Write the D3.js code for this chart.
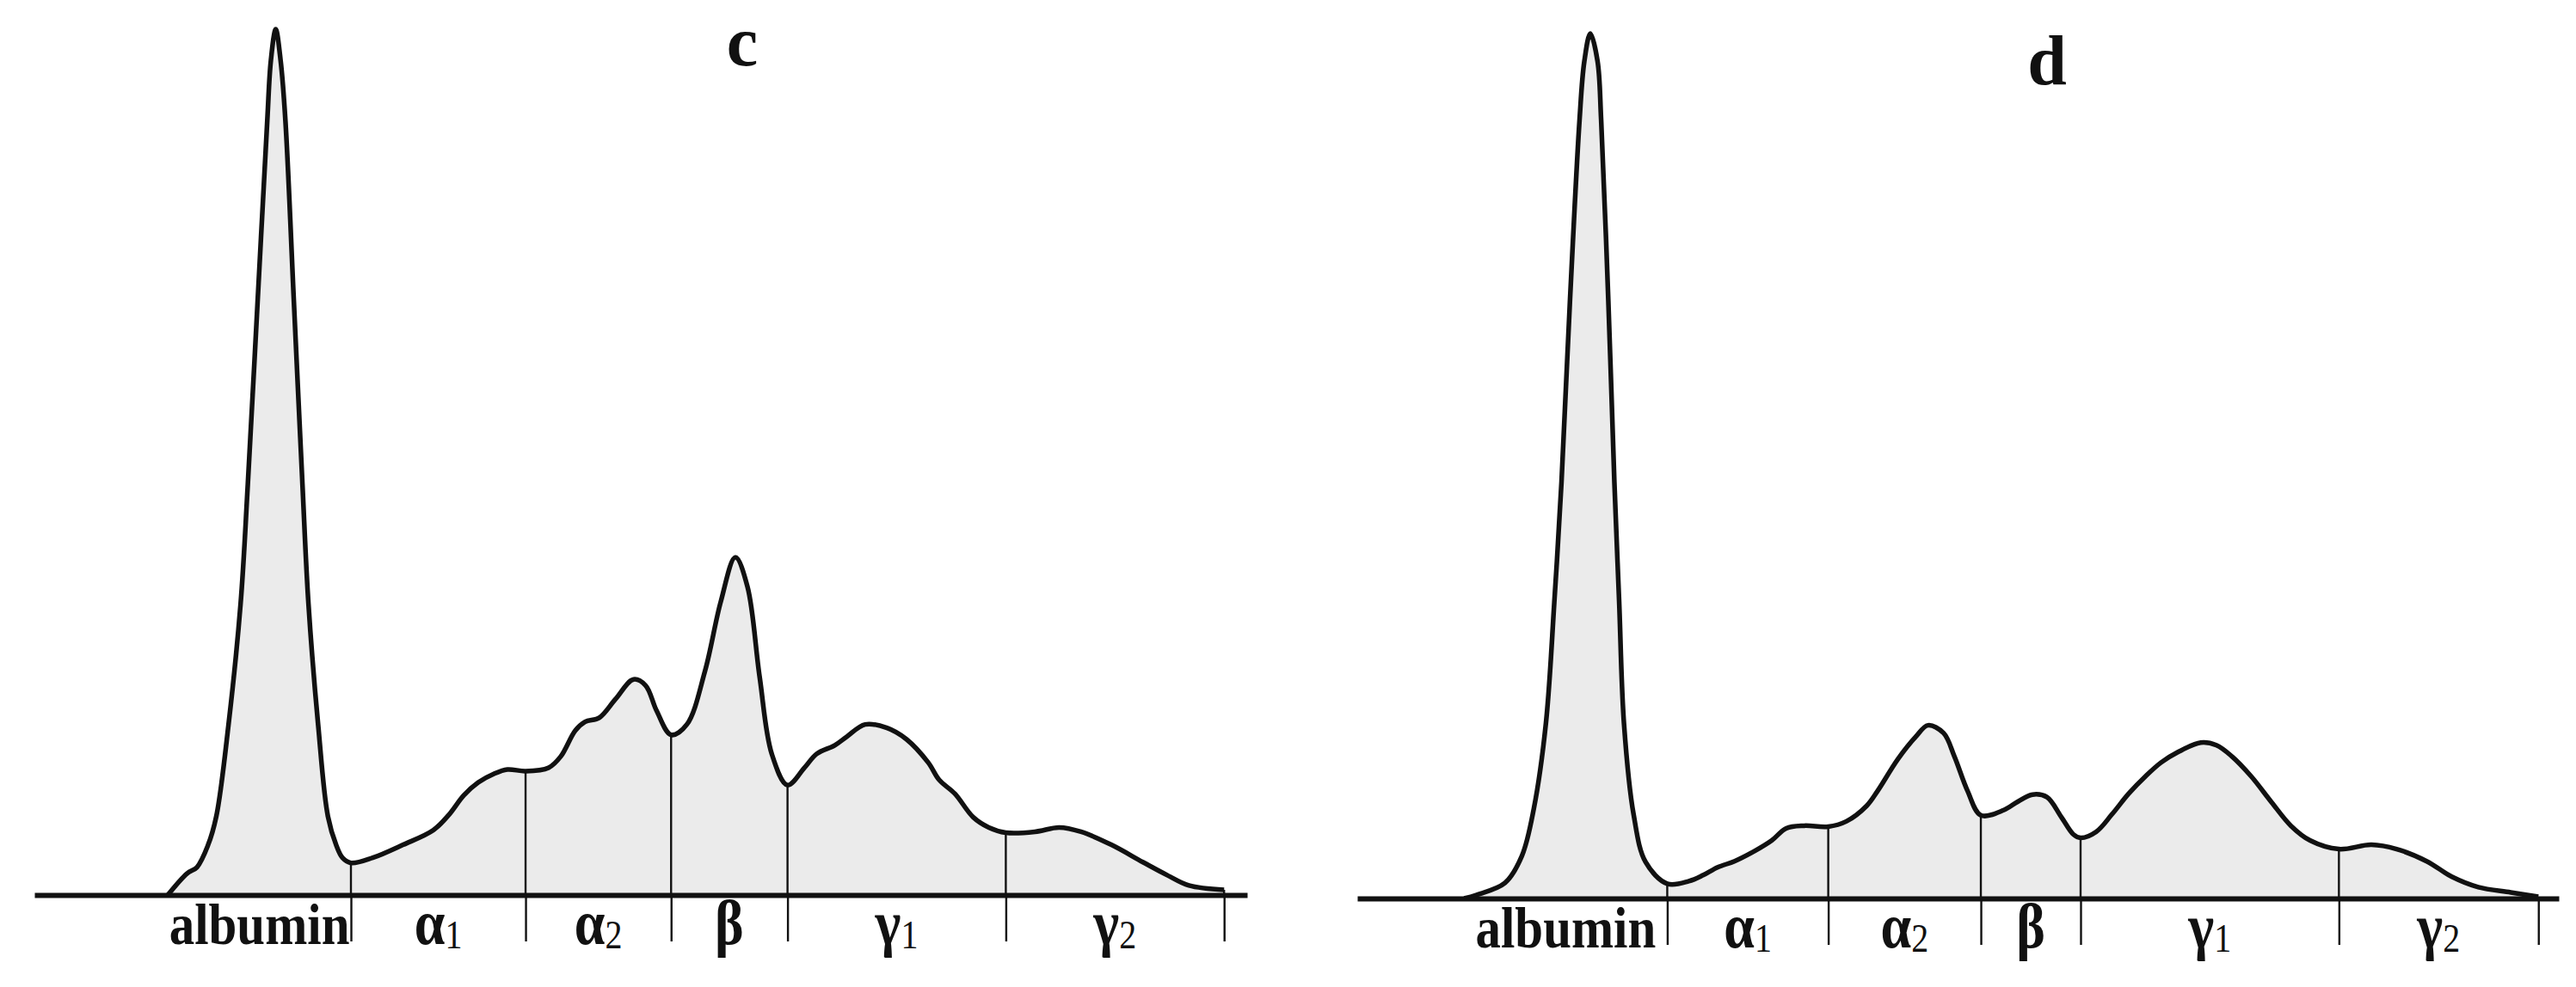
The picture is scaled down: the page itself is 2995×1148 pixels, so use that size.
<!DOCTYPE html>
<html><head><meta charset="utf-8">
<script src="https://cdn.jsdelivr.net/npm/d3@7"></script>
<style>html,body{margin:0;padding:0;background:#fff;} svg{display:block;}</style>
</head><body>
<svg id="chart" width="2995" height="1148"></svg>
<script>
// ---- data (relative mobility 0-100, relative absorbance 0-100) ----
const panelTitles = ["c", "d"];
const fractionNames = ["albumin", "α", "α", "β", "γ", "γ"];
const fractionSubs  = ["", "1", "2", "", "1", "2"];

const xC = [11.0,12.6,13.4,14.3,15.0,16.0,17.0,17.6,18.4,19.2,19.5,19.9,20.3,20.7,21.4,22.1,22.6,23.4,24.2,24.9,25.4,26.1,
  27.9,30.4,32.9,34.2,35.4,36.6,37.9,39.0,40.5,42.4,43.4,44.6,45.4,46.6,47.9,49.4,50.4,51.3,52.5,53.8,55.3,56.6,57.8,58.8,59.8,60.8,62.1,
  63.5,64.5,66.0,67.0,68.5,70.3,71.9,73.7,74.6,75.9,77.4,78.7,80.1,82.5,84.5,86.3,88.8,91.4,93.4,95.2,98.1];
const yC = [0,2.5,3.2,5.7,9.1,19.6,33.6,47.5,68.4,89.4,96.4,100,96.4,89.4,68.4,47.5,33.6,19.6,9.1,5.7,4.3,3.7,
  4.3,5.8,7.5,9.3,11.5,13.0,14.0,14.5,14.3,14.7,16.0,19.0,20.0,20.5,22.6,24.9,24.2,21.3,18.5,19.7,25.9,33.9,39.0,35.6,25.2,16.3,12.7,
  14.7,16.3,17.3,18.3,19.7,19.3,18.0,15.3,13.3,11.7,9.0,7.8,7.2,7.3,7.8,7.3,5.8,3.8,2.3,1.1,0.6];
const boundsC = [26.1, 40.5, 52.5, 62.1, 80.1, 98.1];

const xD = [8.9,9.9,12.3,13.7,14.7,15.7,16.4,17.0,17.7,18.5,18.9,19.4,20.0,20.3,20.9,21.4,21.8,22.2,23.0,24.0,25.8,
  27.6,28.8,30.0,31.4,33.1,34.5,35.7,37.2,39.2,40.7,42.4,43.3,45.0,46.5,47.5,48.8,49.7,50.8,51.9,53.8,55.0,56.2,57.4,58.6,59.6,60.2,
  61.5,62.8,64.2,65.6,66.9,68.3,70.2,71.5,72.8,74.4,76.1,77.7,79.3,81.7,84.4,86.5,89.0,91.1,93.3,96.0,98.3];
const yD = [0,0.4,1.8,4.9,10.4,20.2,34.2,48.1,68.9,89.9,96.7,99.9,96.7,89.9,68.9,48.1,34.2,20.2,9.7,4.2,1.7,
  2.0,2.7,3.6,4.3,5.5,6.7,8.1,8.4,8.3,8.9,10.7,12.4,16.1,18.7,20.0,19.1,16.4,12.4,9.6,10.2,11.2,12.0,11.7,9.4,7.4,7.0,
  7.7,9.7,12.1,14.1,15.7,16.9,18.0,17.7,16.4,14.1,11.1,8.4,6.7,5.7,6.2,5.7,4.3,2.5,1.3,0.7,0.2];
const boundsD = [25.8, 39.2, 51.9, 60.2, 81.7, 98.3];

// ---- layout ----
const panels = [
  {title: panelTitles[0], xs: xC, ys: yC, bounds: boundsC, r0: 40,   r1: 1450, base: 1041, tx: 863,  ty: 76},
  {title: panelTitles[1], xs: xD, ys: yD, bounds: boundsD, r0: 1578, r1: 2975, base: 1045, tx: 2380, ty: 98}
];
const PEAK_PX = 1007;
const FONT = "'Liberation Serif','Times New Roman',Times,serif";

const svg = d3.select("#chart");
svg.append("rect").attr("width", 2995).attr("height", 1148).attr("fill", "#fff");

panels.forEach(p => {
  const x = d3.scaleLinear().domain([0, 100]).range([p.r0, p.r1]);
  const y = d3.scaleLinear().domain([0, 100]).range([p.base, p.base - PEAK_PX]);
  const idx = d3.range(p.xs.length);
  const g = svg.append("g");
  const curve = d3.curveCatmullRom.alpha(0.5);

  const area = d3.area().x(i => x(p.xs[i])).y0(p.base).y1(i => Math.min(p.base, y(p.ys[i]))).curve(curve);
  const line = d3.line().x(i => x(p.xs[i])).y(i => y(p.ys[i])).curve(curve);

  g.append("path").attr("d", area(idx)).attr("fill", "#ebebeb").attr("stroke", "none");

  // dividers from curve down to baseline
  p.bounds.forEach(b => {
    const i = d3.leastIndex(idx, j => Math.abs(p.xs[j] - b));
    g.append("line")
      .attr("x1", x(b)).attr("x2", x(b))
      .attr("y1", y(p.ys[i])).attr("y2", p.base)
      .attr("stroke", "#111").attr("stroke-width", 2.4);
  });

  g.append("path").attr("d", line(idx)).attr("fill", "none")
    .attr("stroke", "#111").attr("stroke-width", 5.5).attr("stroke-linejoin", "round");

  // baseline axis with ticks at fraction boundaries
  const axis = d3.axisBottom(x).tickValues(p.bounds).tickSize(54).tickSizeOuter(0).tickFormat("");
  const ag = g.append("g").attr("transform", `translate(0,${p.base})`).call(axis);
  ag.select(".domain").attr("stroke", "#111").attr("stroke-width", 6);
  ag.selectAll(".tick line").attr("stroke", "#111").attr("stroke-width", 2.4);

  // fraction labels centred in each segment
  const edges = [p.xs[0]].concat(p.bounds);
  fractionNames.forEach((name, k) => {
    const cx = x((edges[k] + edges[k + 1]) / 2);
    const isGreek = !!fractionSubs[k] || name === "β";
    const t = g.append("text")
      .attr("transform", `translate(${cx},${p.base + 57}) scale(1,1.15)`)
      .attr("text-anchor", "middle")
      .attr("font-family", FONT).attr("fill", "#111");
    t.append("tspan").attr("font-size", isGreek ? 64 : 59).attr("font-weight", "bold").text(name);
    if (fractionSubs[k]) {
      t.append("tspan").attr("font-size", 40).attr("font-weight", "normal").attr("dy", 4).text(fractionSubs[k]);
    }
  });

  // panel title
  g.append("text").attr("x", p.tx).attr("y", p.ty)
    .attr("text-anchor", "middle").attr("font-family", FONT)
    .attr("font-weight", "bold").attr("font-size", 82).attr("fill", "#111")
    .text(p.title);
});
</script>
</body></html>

GIVEN PROBLEM:
Reproduce the data verbatim. Do not carry any picture into the copy.

THE RESULT:
Write the D3.js code for this chart.
The picture is scaled down: the page itself is 2995×1148 pixels, so use that size.
<!DOCTYPE html>
<html><head><meta charset="utf-8">
<script src="https://cdn.jsdelivr.net/npm/d3@7"></script>
<style>html,body{margin:0;padding:0;background:#fff;} svg{display:block;}</style>
</head><body>
<svg id="chart" width="2995" height="1148"></svg>
<script>
// ---- data (relative mobility 0-100, relative absorbance 0-100) ----
const panelTitles = ["c", "d"];
const fractionNames = ["albumin", "α", "α", "β", "γ", "γ"];
const fractionSubs  = ["", "1", "2", "", "1", "2"];

const xC = [11.0,12.6,13.4,14.3,15.0,16.0,17.0,17.6,18.4,19.2,19.5,19.9,20.3,20.7,21.4,22.1,22.6,23.4,24.2,24.9,25.4,26.1,
  27.9,30.4,32.9,34.2,35.4,36.6,37.9,39.0,40.5,42.4,43.4,44.6,45.4,46.6,47.9,49.4,50.4,51.3,52.5,53.8,55.3,56.6,57.8,58.8,59.8,60.8,62.1,
  63.5,64.5,66.0,67.0,68.5,70.3,71.9,73.7,74.6,75.9,77.4,78.7,80.1,82.5,84.5,86.3,88.8,91.4,93.4,95.2,98.1];
const yC = [0,2.5,3.2,5.7,9.1,19.6,33.6,47.5,68.4,89.4,96.4,100,96.4,89.4,68.4,47.5,33.6,19.6,9.1,5.7,4.3,3.7,
  4.3,5.8,7.5,9.3,11.5,13.0,14.0,14.5,14.3,14.7,16.0,19.0,20.0,20.5,22.6,24.9,24.2,21.3,18.5,19.7,25.9,33.9,39.0,35.6,25.2,16.3,12.7,
  14.7,16.3,17.3,18.3,19.7,19.3,18.0,15.3,13.3,11.7,9.0,7.8,7.2,7.3,7.8,7.3,5.8,3.8,2.3,1.1,0.6];
const boundsC = [26.1, 40.5, 52.5, 62.1, 80.1, 98.1];

const xD = [8.9,9.9,12.3,13.7,14.7,15.7,16.4,17.0,17.7,18.5,18.9,19.4,20.0,20.3,20.9,21.4,21.8,22.2,23.0,24.0,25.8,
  27.6,28.8,30.0,31.4,33.1,34.5,35.7,37.2,39.2,40.7,42.4,43.3,45.0,46.5,47.5,48.8,49.7,50.8,51.9,53.8,55.0,56.2,57.4,58.6,59.6,60.2,
  61.5,62.8,64.2,65.6,66.9,68.3,70.2,71.5,72.8,74.4,76.1,77.7,79.3,81.7,84.4,86.5,89.0,91.1,93.3,96.0,98.3];
const yD = [0,0.4,1.8,4.9,10.4,20.2,34.2,48.1,68.9,89.9,96.7,99.9,96.7,89.9,68.9,48.1,34.2,20.2,9.7,4.2,1.7,
  2.0,2.7,3.6,4.3,5.5,6.7,8.1,8.4,8.3,8.9,10.7,12.4,16.1,18.7,20.0,19.1,16.4,12.4,9.6,10.2,11.2,12.0,11.7,9.4,7.4,7.0,
  7.7,9.7,12.1,14.1,15.7,16.9,18.0,17.7,16.4,14.1,11.1,8.4,6.7,5.7,6.2,5.7,4.3,2.5,1.3,0.7,0.2];
const boundsD = [25.8, 39.2, 51.9, 60.2, 81.7, 98.3];

// ---- layout ----
const panels = [
  {title: panelTitles[0], xs: xC, ys: yC, bounds: boundsC, r0: 40,   r1: 1450, base: 1041, tx: 863,  ty: 76},
  {title: panelTitles[1], xs: xD, ys: yD, bounds: boundsD, r0: 1578, r1: 2975, base: 1045, tx: 2380, ty: 98}
];
const PEAK_PX = 1007;
const FONT = "'Liberation Serif','Times New Roman',Times,serif";

const svg = d3.select("#chart");
svg.append("rect").attr("width", 2995).attr("height", 1148).attr("fill", "#fff");

panels.forEach(p => {
  const x = d3.scaleLinear().domain([0, 100]).range([p.r0, p.r1]);
  const y = d3.scaleLinear().domain([0, 100]).range([p.base, p.base - PEAK_PX]);
  const idx = d3.range(p.xs.length);
  const g = svg.append("g");
  const curve = d3.curveCatmullRom.alpha(0.5);

  const area = d3.area().x(i => x(p.xs[i])).y0(p.base).y1(i => Math.min(p.base, y(p.ys[i]))).curve(curve);
  const line = d3.line().x(i => x(p.xs[i])).y(i => y(p.ys[i])).curve(curve);

  g.append("path").attr("d", area(idx)).attr("fill", "#ebebeb").attr("stroke", "none");

  // dividers from curve down to baseline
  p.bounds.forEach(b => {
    const i = d3.leastIndex(idx, j => Math.abs(p.xs[j] - b));
    g.append("line")
      .attr("x1", x(b)).attr("x2", x(b))
      .attr("y1", y(p.ys[i])).attr("y2", p.base)
      .attr("stroke", "#111").attr("stroke-width", 2.4);
  });

  g.append("path").attr("d", line(idx)).attr("fill", "none")
    .attr("stroke", "#111").attr("stroke-width", 5.5).attr("stroke-linejoin", "round");

  // baseline axis with ticks at fraction boundaries
  const axis = d3.axisBottom(x).tickValues(p.bounds).tickSize(54).tickSizeOuter(0).tickFormat("");
  const ag = g.append("g").attr("transform", `translate(0,${p.base})`).call(axis);
  ag.select(".domain").attr("stroke", "#111").attr("stroke-width", 6);
  ag.selectAll(".tick line").attr("stroke", "#111").attr("stroke-width", 2.4);

  // fraction labels centred in each segment
  const edges = [p.xs[0]].concat(p.bounds);
  fractionNames.forEach((name, k) => {
    const cx = x((edges[k] + edges[k + 1]) / 2);
    const isGreek = !!fractionSubs[k] || name === "β";
    const t = g.append("text")
      .attr("transform", `translate(${cx},${p.base + 57}) scale(1,1.15)`)
      .attr("text-anchor", "middle")
      .attr("font-family", FONT).attr("fill", "#111");
    t.append("tspan").attr("font-size", isGreek ? 64 : 59).attr("font-weight", "bold").text(name);
    if (fractionSubs[k]) {
      t.append("tspan").attr("font-size", 40).attr("font-weight", "normal").attr("dy", 4).text(fractionSubs[k]);
    }
  });

  // panel title
  g.append("text").attr("x", p.tx).attr("y", p.ty)
    .attr("text-anchor", "middle").attr("font-family", FONT)
    .attr("font-weight", "bold").attr("font-size", 82).attr("fill", "#111")
    .text(p.title);
});
</script>
</body></html>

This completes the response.